DataChain as a data harness
Claude Code, Cursor, and Codex are harnesses for code: they give the LLM repo context, dedicated tools, and persistent memory across sessions. The code side compounds because of this; the data side restarts every time. Today an agent calls a data tool and the session collapses: outputs exceed the context budget, schemas get guessed, embeddings recompute from scratch, and the next session starts from zero.

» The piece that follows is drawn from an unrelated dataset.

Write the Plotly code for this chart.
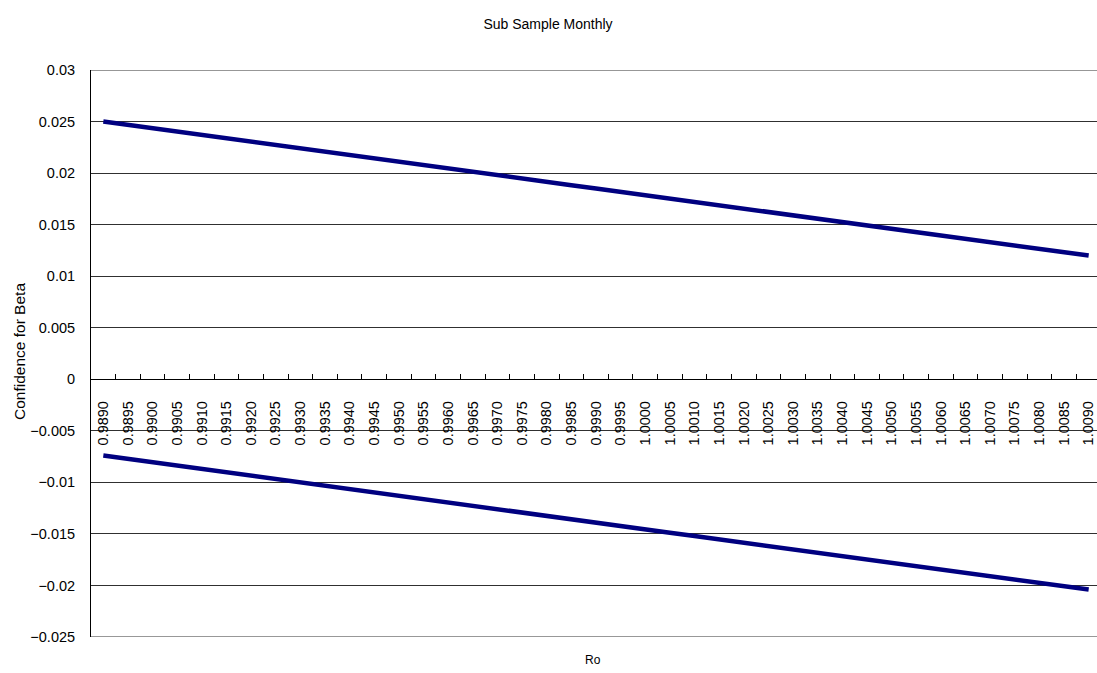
import plotly.graph_objects as go

ro_labels = ["0.9890", "0.9895", "0.9900", "0.9905", "0.9910", "0.9915", "0.9920", "0.9925",
             "0.9930", "0.9935", "0.9940", "0.9945", "0.9950", "0.9955", "0.9960", "0.9965",
             "0.9970", "0.9975", "0.9980", "0.9985", "0.9990", "0.9995", "1.0000", "1.0005",
             "1.0010", "1.0015", "1.0020", "1.0025", "1.0030", "1.0035", "1.0040", "1.0045",
             "1.0050", "1.0055", "1.0060", "1.0065", "1.0070", "1.0075", "1.0080", "1.0085",
             "1.0090"]

upper = [0.0250, 0.02468, 0.02435, 0.02403, 0.0237, 0.02338, 0.02305, 0.02273, 0.0224,
         0.02208, 0.02175, 0.02143, 0.0211, 0.02078, 0.02045, 0.02013, 0.0198, 0.01948,
         0.01915, 0.01883, 0.0185, 0.01818, 0.01785, 0.01753, 0.0172, 0.01688, 0.01655,
         0.01623, 0.0159, 0.01558, 0.01525, 0.01493, 0.0146, 0.01428, 0.01395, 0.01363,
         0.0133, 0.01298, 0.01265, 0.01233, 0.0120]

lower = [-0.0074, -0.00773, -0.00805, -0.00838, -0.0087, -0.00903, -0.00935, -0.00968,
         -0.0100, -0.01033, -0.01065, -0.01098, -0.0113, -0.01163, -0.01195, -0.01228,
         -0.0126, -0.01293, -0.01325, -0.01358, -0.0139, -0.01423, -0.01455, -0.01488,
         -0.0152, -0.01553, -0.01585, -0.01618, -0.0165, -0.01683, -0.01715, -0.01748,
         -0.0178, -0.01813, -0.01845, -0.01878, -0.0191, -0.01943, -0.01975, -0.02008,
         -0.0204]

y_tickvals = [0.03, 0.025, 0.02, 0.015, 0.01, 0.005, 0, -0.005, -0.01, -0.015, -0.02, -0.025]
y_ticktext = ["0.03", "0.025", "0.02", "0.015", "0.01", "0.005", "0",
              "\u22120.005", "\u22120.01", "\u22120.015", "\u22120.02", "\u22120.025"]

FONT = "Liberation Sans, Arial, sans-serif"
W, H = 1105, 673   # slightly wider than the 1097px window: plot area runs past the right edge
# target plot area in page pixels: x 91..1101, y 70..637
L, R, T, B = 91, W - 1101, 70, H - 637
ymin, ymax = -0.025, 0.03
GRID = "#303030"

fig = go.Figure()
for series in (upper, lower):
    fig.add_trace(go.Scatter(x=ro_labels, y=series, mode="lines",
                             line=dict(color="#000080", width=4.5), showlegend=False,
                             hoverinfo="skip", cliponaxis=False))

pw, ph = W - L - R, H - T - B

fig.update_layout(
    width=W, height=H,
    margin=dict(l=L, r=R, t=T, b=B, pad=0, autoexpand=False),
    paper_bgcolor="white", plot_bgcolor="white",
    font=dict(family=FONT, size=14, color="black"),
    title=dict(text="Sub Sample Monthly", x=548 / W, xref="container", xanchor="center",
               y=1 - 24 / H, yref="container", yanchor="middle",
               font=dict(family=FONT, size=14, color="black")),
    xaxis=dict(type="category", range=[-0.5, len(ro_labels) - 0.5],
               anchor="free", position=(0 - ymin) / (ymax - ymin), automargin=False,
               showline=True, linecolor="black", linewidth=1,
               ticks="inside", tickson="boundaries", ticklen=5, tickcolor="black",
               tickangle=-90, showgrid=False, zeroline=False,
               ticklabelstandoff=15,
               tickfont=dict(family=FONT, size=14.5, color="black")),
    yaxis=dict(range=[ymin, ymax], tickmode="array", tickvals=y_tickvals, automargin=False,
               ticktext=y_ticktext, showline=True, linecolor="black", linewidth=1,
               showgrid=True, gridcolor=GRID, gridwidth=1, zeroline=False,
               ticks="", ticklabelstandoff=12,
               tickfont=dict(family=FONT, size=14.5, color="black")),
    shapes=[
        dict(type="line", xref="paper", yref="y", x0=0, x1=1, y0=ymax, y1=ymax,
             line=dict(color=GRID, width=1), layer="below"),
        dict(type="line", xref="paper", yref="y", x0=0, x1=1, y0=ymin, y1=ymin,
             line=dict(color=GRID, width=1), layer="below"),
    ],
    annotations=[
        dict(text="Confidence for Beta", xref="paper", yref="paper",
             x=-(91 - 19) / pw, y=(637 - 352) / ph, xanchor="center", yanchor="middle",
             textangle=-90, showarrow=False, font=dict(family=FONT, size=15.5, color="black")),
        dict(text="Ro", xref="paper", yref="paper",
             x=(593 - 91) / pw, y=-(660 - 637) / ph, xanchor="center", yanchor="middle",
             showarrow=False, font=dict(family=FONT, size=12, color="black")),
    ],
)

fig.write_html("out.html", config={"displayModeBar": False},
               post_script="document.body.style.margin='0';document.body.style.overflow='hidden';")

The data harness pairs with the code harness on every dimension. Its working unit is the typed dataset (what the file in a repo is for code), its persistent store is the Dataset DB, its tools are pipeline operations, and its surface for agents is a compiled knowledge layer they read before generating code. Both halves, code-side and data-side, feed the same agent in the same session.
Mapping
| Code harness | Data harness |
|---|---|
| Working unit: typed file in a repo | Working unit: typed dataset in the Dataset DB |
| Raw inputs: source files, libraries | Raw inputs: files in object storage, tables in databases |
Persistent context: git history, ~/.claude/, CLAUDE.md |
Persistent context: Dataset DB + Knowledge Base (dc-knowledge/) |
| Tools: Read, Edit, Bash | Tools: DataChain operations (read_storage, map, save) |
| Output: new commit on the same repo | Output: new dataset version in .datachain/db |
A working data harness keeps recall economics populated: summaries first (~$0.01), datasets next (~$1), raw-data path only when nothing higher answers (~$100).
Extension, not replacement
The data harness is not a new agent. Code harnesses already cover the code side; the data half gives the same harnesses their data side. Same session, same tool call, expanded context. Teams keep building their own skills and MCPs on top, and the extension moves data work off the slow end without changing the workflow they already adopted.